AB: Mutfakla aram hiç yok, Azra gibi yemek yapabilmek isterdim.
AN: Hırs.
● İlk audition’ınızı hatırlıyor musunuz; nasıl geçmişti?
AB: Çok küçük olmalıyım ki hatırlamıyorum. O kadar çok çabaladım ki, gerçekten sadece sayısal olarak çok olduğunu hatırlıyorum.
AN: Karşınızda bir kaç insan, bir kamera, tek oyuncu sizsiniz… Tabii ki, heyecan verici ve sonucu bilmediğinizden tedirgin ediciydi…
● Oyunculuğun en çekilir ve çekilmez yanları neler?
AB: 150 dakikalık dizilerde set ortamı kolay değil. Tüm gün oradasınız. Eve sadece uyumaya, o da çok geç saatte gidiyorsunuz. Aileniz, arkadaşlarınız hep setteki çalışma arkadaşlarınız oluyor. Ama yine de en büyük nazınız bu aileye geçemiyor. Neticede iş yeriniz orası aslında. Sette huzursuzluk bulaşıcıdır, siz gergin olunca herkese geçer, başkası gergin olunca da size geçer o yüzden dertli de olsanız evinizin kapısından alındığınız andan itibaren güzel ve pozitif enerjiyi solumanız icap ediyor. Diğer taraftan, sevdiğin işi yapmak, tanımadığın insanlar tarafından sevildiğini görmek, hissetmek çok değerli. Ekiple sette çok eğlenceli anlar paylaşmak paha biçilemez. Her bir ekip arkadaşınızdan ister iş konusunda ister hayat konusunda çok değerli şeyler öğrenebiliyorsunuz. Çok güzel dostluklar edinebiliyorsunuz. Paramparça’daki kamera arkası ekibimizle çok güzel bir dostluk yakaladık mesela, hala konuşuruz ve görüşürüz.

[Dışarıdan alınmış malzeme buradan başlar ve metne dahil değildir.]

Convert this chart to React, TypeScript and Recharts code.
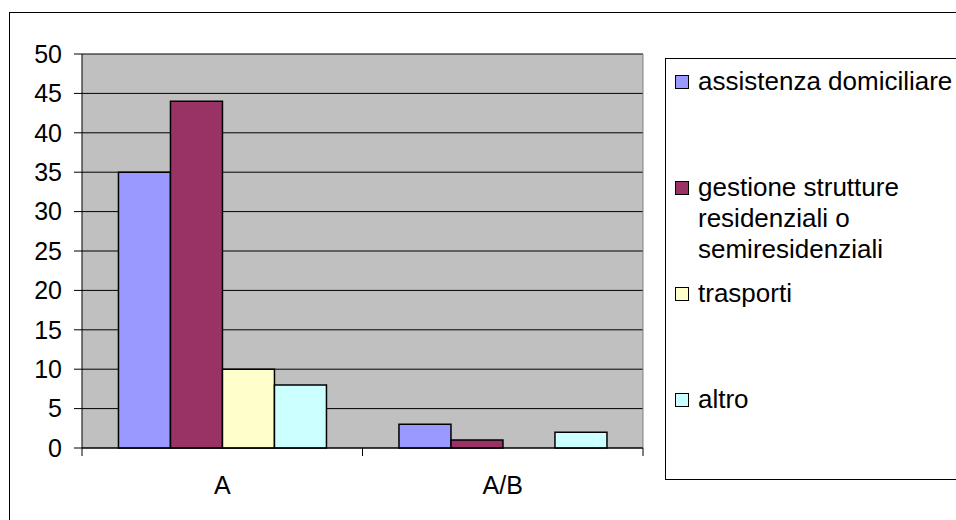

AN: Ülkemizdeki her oyuncunun söylediği gibi; dizi süreleri. Uzun ve çoğu zaman yorucu. İşinizi severek yapmak; bir karaktere can verme hissi, bunun izleyiciyle buluşması da en iyi tarafları.
● Yarın sabah bir film karakteri olarak uyanacaksınız, hangi film neden?
AB: Gözlerimi kapayınca kendimi sessizlik ve sükunette bulmayı arzularım. Yanımda en sadesinden birkaç kıyafet. Julia Roberts’in Eat Pray Love filmi, aşk, doğa, huzuruyla içinde yaşamak istediğim dünya olabilir.
AN: Mesela; Jack Sparrow. Hayattan farklı tatlar almanın çok keyifli olduğunu düşünüyorum. Bir de bu yönden bakmak… neden olmasın?